There are many ways how people can contribute and help companies build their ecosystem.
  • Shoppers on Amazon automatically contribute to a recommendation system by making purchases, rating items, sellers and by leaving comments and sharing experiences. Today, information will decide about your competitive advantage, so it is important to design your business to benefit from collecting data of users' actions by product.
  • Del.icio.us allows users to organize their bookmarks and create from that a web index that they use for suggestions to other, similar users. In this case, practical solution is driving number of contributions - users get reasonable immediate reward - they getting their bookmarks organized.
  • Users of Google+, Facebook and Twitter can benefit from interacting with others, being part of a community. Social reward is the driver behind most of the interactions. It took Facebook and Twitter, 4 and 5 years respectively to reach 100M active users globally, and Google+ crossed this milestone in just a year. This only shows the power behind social interaction. 
  • Reputation is another strong contribution driver. Desire for public recognition is widely use by Wikipedia. They proofed that millions people working together can produce high quality articles and entries. 
  • YouTube leverages self expression desire and it is on fire at the moment. 800M people are watching 4B hours a month on YouTube. Every minute there is over 72 hrs of video uploaded.
  • Last but not least, altruism can also be a driver of contribution. People want the truth to be heard. If they get exceptional service in a good restaurant - they want to reward it by sharing their experience on Yelp! and recommend it to other people.  

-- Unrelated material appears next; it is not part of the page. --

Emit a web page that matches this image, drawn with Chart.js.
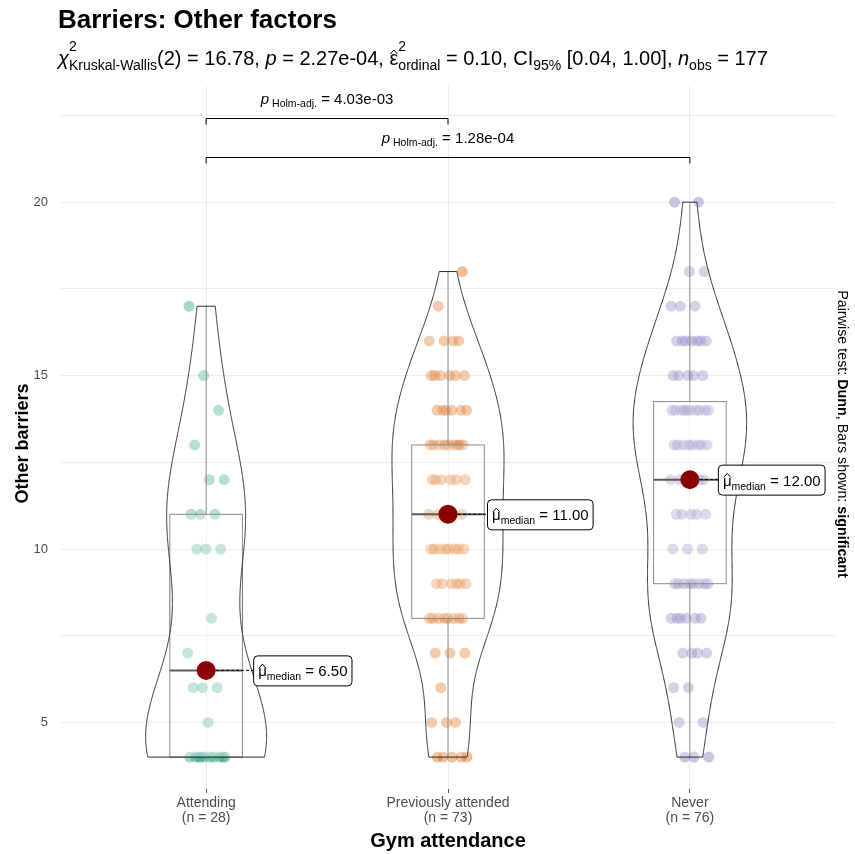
<!DOCTYPE html>
<html>
<head>
<meta charset="utf-8">
<script src="https://cdn.jsdelivr.net/npm/chart.js@4.4.0/dist/chart.umd.min.js"></script>
<style>
  html, body { margin: 0; padding: 0; background: #fff; }
</style>
</head>
<body>
<canvas id="myChart" width="855" height="854"></canvas>
<script>
// data
const categories = ['Attending', 'Previously attended', 'Never'];
const attending = [4, 4, 4, 4, 4, 4, 4, 4, 4, 4, 5, 6, 6, 6, 7, 8, 10, 10, 10, 11, 11, 11, 12, 12, 13, 14, 15, 17];
const previously = [4, 4, 4, 4, 4, 5, 5, 5, 6, 7, 7, 7, 8, 8, 8, 8, 8, 8, 8, 8,
  9, 9, 9, 9, 9, 9, 10, 10, 10, 10, 10, 10, 10, 10, 11, 11, 11, 11, 11, 11,
  12, 12, 12, 12, 12, 12, 13, 13, 13, 13, 13, 13, 13, 13, 13, 14, 14, 14, 14, 14, 14,
  15, 15, 15, 15, 15, 15, 16, 16, 16, 16, 17, 18];
const never = [4, 4, 4, 5, 5, 6, 6, 7, 7, 7, 7, 8, 8, 8, 8, 8, 8,
  9, 9, 9, 9, 9, 9, 9, 9, 10, 10, 10, 11, 11, 11, 11, 11, 12, 12, 12, 12, 12, 12,
  13, 13, 13, 13, 13, 13, 13, 13, 14, 14, 14, 14, 14, 14, 14, 14, 14, 14,
  15, 15, 15, 15, 15, 16, 16, 16, 16, 16, 16, 16, 17, 17, 17, 18, 18, 20, 20];
const groups = [attending, previously, never];
const yTicks = [5, 7.5, 10, 12.5, 15, 17.5, 20, 22.5];
// pairwise brackets: from group, to group, height (y units), label
const pairFrom = [1, 1];
const pairTo = [2, 3];
const pairY = [22.43, 21.31];
const pairP = ['4.03e-03', '1.28e-04'];

// styles
const colors = ['27,158,119', '217,95,2', '117,112,179'];
const labelNudge = [47, 39, 28];
const FAM = '"Liberation Sans", Arial, sans-serif';

// stats helpers
function q(arr, p) {
  const h = (arr.length - 1) * p, lo = Math.floor(h);
  const hi = Math.min(lo + 1, arr.length - 1);
  return arr[lo] + (h - lo) * (arr[hi] - arr[lo]);
}
function sdev(a) {
  const m = a.reduce((t, v) => t + v, 0) / a.length;
  return Math.sqrt(a.reduce((t, v) => t + (v - m) * (v - m), 0) / (a.length - 1));
}
// gaussian kde, bw.nrd0, trimmed to the data range (like geom_violin)
function kde(a) {
  const srt = a.slice().sort((u, v) => u - v);
  const bw = 0.9 * Math.min(sdev(a), (q(srt, 0.75) - q(srt, 0.25)) / 1.34) * Math.pow(a.length, -0.2);
  const mn = srt[0], mx = srt[srt.length - 1], out = [];
  for (let i = 0; i < 512; i++) {
    const y = mn + (mx - mn) * i / 511;
    let d = 0;
    for (const v of a) d += Math.exp(-0.5 * ((y - v) / bw) ** 2);
    out.push({ y: y, d: d / (a.length * bw * Math.sqrt(2 * Math.PI)) });
  }
  return out;
}
const stats = groups.map(a => {
  const srt = a.slice().sort((u, v) => u - v);
  const q1 = q(srt, 0.25), q3 = q(srt, 0.75), iqr = q3 - q1;
  return {
    q1: q1, med: q(srt, 0.5), q3: q3,
    lo: srt.find(v => v >= q1 - 1.5 * iqr),
    hi: srt.slice().reverse().find(v => v <= q3 + 1.5 * iqr),
    dens: kde(a)
  };
});
const densMax = Math.max(...stats.map(st => Math.max(...st.dens.map(p => p.d))));

// jitter only moves points sideways
function jit(k) { return (((k * 0.6180339887 + 0.37) % 1) - 0.5) * 0.16; }

// rich text helpers
function font(p) { return (p.it ? 'italic ' : '') + (p.b ? 'bold ' : '') + p.f + 'px ' + FAM; }
function partW(ctx, p) {
  if (p.stack) return Math.max(...p.stack.map(r => partW(ctx, r)));
  ctx.font = font(p);
  return ctx.measureText(p.t).width;
}
function richW(ctx, parts) { return parts.reduce((t, p) => t + partW(ctx, p), 0); }
function drawHat(ctx, x, w, top) {
  ctx.save();
  ctx.lineWidth = 1;
  ctx.strokeStyle = ctx.fillStyle;
  ctx.beginPath();
  ctx.moveTo(x + w * 0.1, top + 3);
  ctx.lineTo(x + w * 0.5, top - 1);
  ctx.lineTo(x + w * 0.9, top + 3);
  ctx.stroke();
  ctx.restore();
}
function drawRich(ctx, parts, x, y) {
  ctx.textAlign = 'left';
  ctx.textBaseline = 'alphabetic';
  for (const p of parts) {
    if (p.stack) {
      for (const r of p.stack) { ctx.font = font(r); ctx.fillText(r.t, x, y + (r.dy || 0)); }
      x += partW(ctx, p);
    } else {
      ctx.font = font(p);
      ctx.fillText(p.t, x, y + (p.dy || 0));
      const w = ctx.measureText(p.t).width;
      if (p.hat) drawHat(ctx, x, w, y - p.f * 0.55 - 3);
      x += w;
    }
  }
  return x;
}

const S = 20, s = 14;
const subtitleParts = [
  { t: 'χ', f: S, it: true },
  { stack: [{ t: '2', f: s, dy: -14 }, { t: 'Kruskal-Wallis', f: s, dy: 5 }] },
  { t: '(2) = 16.78, ', f: S },
  { t: 'p', f: S, it: true },
  { t: ' = 2.27e-04, ', f: S },
  { t: 'ε', f: S, hat: true },
  { stack: [{ t: '2', f: s, dy: -14 }, { t: 'ordinal', f: s, dy: 5 }] },
  { t: ' = 0.10, CI', f: S },
  { t: '95%', f: s, dy: 5 },
  { t: ' [0.04, 1.00], ', f: S },
  { t: 'n', f: S, it: true },
  { t: 'obs', f: s, dy: 5 },
  { t: ' = 177', f: S }
];

const overlay = {
  id: 'overlay',
  afterDatasetsDraw(chart) {
    const { ctx, scales: { x, y } } = chart;
    ctx.save();
    stats.forEach((st, i) => {
      const c = i + 1;
      const px = x.getPixelForValue(c);
      const unit = x.getPixelForValue(c + 1) - px;
      // box
      const bw = 0.15 * unit;
      const yq1 = y.getPixelForValue(st.q1), yq3 = y.getPixelForValue(st.q3);
      ctx.fillStyle = 'rgba(255,255,255,0.2)';
      ctx.fillRect(px - bw, yq3, 2 * bw, yq1 - yq3);
      ctx.strokeStyle = '#6e6e6e';
      ctx.lineWidth = 1;
      ctx.strokeRect(px - bw, yq3, 2 * bw, yq1 - yq3);
      ctx.beginPath();
      ctx.moveTo(px, yq3); ctx.lineTo(px, y.getPixelForValue(st.hi));
      ctx.moveTo(px, yq1); ctx.lineTo(px, y.getPixelForValue(st.lo));
      ctx.stroke();
      ctx.strokeStyle = '#333';
      ctx.lineWidth = 2;
      ctx.beginPath();
      const ym = y.getPixelForValue(st.med);
      ctx.moveTo(px - bw, ym); ctx.lineTo(px + bw, ym);
      ctx.stroke();
      // violin
      ctx.beginPath();
      st.dens.forEach((p, k) => {
        const xx = px + 0.25 * unit * p.d / densMax, yy = y.getPixelForValue(p.y);
        if (k === 0) ctx.moveTo(xx, yy); else ctx.lineTo(xx, yy);
      });
      for (let k = st.dens.length - 1; k >= 0; k--) {
        const p = st.dens[k];
        ctx.lineTo(px - 0.25 * unit * p.d / densMax, y.getPixelForValue(p.y));
      }
      ctx.closePath();
      ctx.fillStyle = 'rgba(255,255,255,0.2)';
      ctx.fill();
      ctx.strokeStyle = '#2b2b2b';
      ctx.lineWidth = 1;
      ctx.stroke();
    });
    // median dots and labels
    stats.forEach((st, i) => {
      const px = x.getPixelForValue(i + 1), py = y.getPixelForValue(st.med);
      const parts = [
        { t: 'μ', f: 15, hat: true },
        { t: 'median', f: 10.5, dy: 4 },
        { t: ' = ' + st.med.toFixed(2), f: 15 }
      ];
      const lx = px + labelNudge[i], tw = richW(ctx, parts), w = tw + 9, h = 30;
      ctx.strokeStyle = '#000';
      ctx.lineWidth = 1;
      ctx.setLineDash([3, 2]);
      ctx.beginPath();
      ctx.moveTo(px, py); ctx.lineTo(lx, py);
      ctx.stroke();
      ctx.setLineDash([]);
      ctx.fillStyle = '#8B0000';
      ctx.beginPath();
      ctx.arc(px, py, 9.5, 0, Math.PI * 2);
      ctx.fill();
      ctx.fillStyle = '#fff';
      ctx.beginPath();
      ctx.roundRect(lx + 0.5, py - h / 2 + 0.5, w, h, 4);
      ctx.fill();
      ctx.stroke();
      ctx.fillStyle = '#000';
      drawRich(ctx, parts, lx + 5, py + 6);
    });
    // significance brackets
    pairY.forEach((v, i) => {
      const x1 = x.getPixelForValue(pairFrom[i]), x2 = x.getPixelForValue(pairTo[i]);
      const yy = Math.round(y.getPixelForValue(v)) + 0.5;
      ctx.strokeStyle = '#000';
      ctx.lineWidth = 1;
      ctx.beginPath();
      ctx.moveTo(x1, yy + 6); ctx.lineTo(x1, yy); ctx.lineTo(x2, yy); ctx.lineTo(x2, yy + 6);
      ctx.stroke();
      const parts = [
        { t: 'p', f: 15, it: true },
        { t: ' Holm-adj.', f: 10.5, dy: 3 },
        { t: ' = ' + pairP[i], f: 15 }
      ];
      ctx.fillStyle = '#000';
      drawRich(ctx, parts, (x1 + x2) / 2 - richW(ctx, parts) / 2, yy - 15);
    });
    ctx.restore();
  },
  afterDraw(chart) {
    const { ctx, chartArea: a } = chart;
    ctx.save();
    ctx.fillStyle = '#000';
    ctx.textAlign = 'left';
    ctx.textBaseline = 'alphabetic';
    ctx.font = 'bold 26px ' + FAM;
    ctx.fillText('Barriers: Other factors', 58, 28);
    drawRich(ctx, subtitleParts, 58, 65);
    // axis titles
    ctx.textAlign = 'center';
    ctx.font = 'bold 20px ' + FAM;
    ctx.fillText('Gym attendance', (a.left + a.right) / 2, 847);
    ctx.font = 'bold 18px ' + FAM;
    ctx.save();
    ctx.translate(28, (a.top + a.bottom) / 2 + 6);
    ctx.rotate(-Math.PI / 2);
    ctx.fillText('Other barriers', 0, 0);
    ctx.restore();
    // caption on the right
    const cap = [
      { t: 'Pairwise test: ', f: 14.3 },
      { t: 'Dunn', f: 14.3, b: true },
      { t: ', Bars shown: ', f: 14.3 },
      { t: 'significant', f: 14.3, b: true }
    ];
    ctx.save();
    ctx.translate(838, 434);
    ctx.rotate(Math.PI / 2);
    drawRich(ctx, cap, -richW(ctx, cap) / 2, 0);
    ctx.restore();
    ctx.restore();
  }
};

const datasets = groups.map((vals, i) => ({
  data: vals.map((v, k) => ({ x: i + 1 + jit(k), y: v })),
  backgroundColor: 'rgba(' + colors[i] + ',0.4)',
  borderWidth: 0,
  pointRadius: 5.5,
  pointHoverRadius: 5.5
}));

Chart.defaults.font.family = FAM;
const ctx = document.getElementById('myChart').getContext('2d');
const myChart = new Chart(ctx, {
  type: 'scatter',
  data: { datasets: datasets },
  options: {
    responsive: false,
    animation: false,
    events: [],
    layout: { padding: { left: 0, right: 20, top: 86, bottom: 0 } },
    plugins: { legend: { display: false }, tooltip: { enabled: false } },
    scales: {
      x: {
        type: 'linear',
        min: 0.4,
        max: 3.6,
        afterBuildTicks: sc => { sc.ticks = [1, 2, 3].map(v => ({ value: v })); },
        afterFit: sc => { sc.height = 65; },
        ticks: {
          callback: v => [categories[v - 1], '(n = ' + groups[v - 1].length + ')'],
          color: '#4D4D4D',
          font: { size: 14, lineHeight: 1.1 },
          padding: 2,
          maxRotation: 0
        },
        grid: { color: '#EBEBEB', tickColor: '#555', tickLength: 4, drawTicks: true },
        border: { display: false }
      },
      y: {
        type: 'linear',
        min: 3.08,
        max: 23.35,
        afterBuildTicks: sc => { sc.ticks = yTicks.map(v => ({ value: v })); },
        afterFit: sc => { sc.width = 61; },
        ticks: {
          callback: v => (v % 5 === 0 ? String(v) : ''),
          color: '#4D4D4D',
          font: { size: 13 },
          padding: 13
        },
        grid: { color: '#EBEBEB', drawTicks: false },
        border: { display: false }
      }
    }
  },
  plugins: [overlay]
});
</script>
</body>
</html>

Crowdsourcing, attention and productivity

There is a very interesting article by Huberman, Romeo and Wu (2009) exploring possible reasons why do people contribute and upload their videos on YouTube without any payment. It is said that people who behave rational would free ride on the production of others. Huberman et al. suggest that for contributors, videos are private goods – and the payment is attention.

A 2007 survey by McKinsey found that content creators’ desire for fame was their primary motivation for uploading videos. Other motivations cited were the desire to help others and to have fun. In terms of profiting from their videos, some users were open to the idea of compensation sharing, but that was not a primary driver.

Users of YouTube are contributors; they contribute and get attention and public recognition as a reward. As a result the productivity of the contributors depends on the number of views and/or downloads (the attention). The more views contributors received in one period, the more videos they uploaded during the following period. On the other hand lack of attention may lead to decrease in the number of the uploads.

What should YouTube do? Should they pay people for uploading their videos on their platform? In my opinion, the idea of monetary compensation, as suggested by the study of McKinsey, should not be followed by YouTube. According to Vohs, Mead and Goode (2008) the concept of money changes personal and interpersonal behavior (you can read more here: Impact of activating the concept money). People can start behaving like under monetary market rules, i.e. the individuals’ level of effort is influenced by the amount of compensation. Monetary markets are highly sensitive to the magnitude of compensation, whereas social markets are not. Under social market conditions, the effort is shaped by altruism and the amount of compensation is irrelevant.

Source: Cook, Scott. "The contribution revolution: Letting volunteers build your business." Harvard Business Review 86.10 (2008): 60-69.
Huberman, Bernardo A., Daniel M. Romero, and Fang Wu. "Crowdsourcing, attention and productivity." Journal of Information Science 35.6 (2009): 758-765.
Vohs, Kathleen D., Nicole L. Mead, and Miranda R. Goode. "Merely activating the concept of money changes personal and interpersonal behavior." Current Directions in Psychological Science 17.3 (2008): 208-212.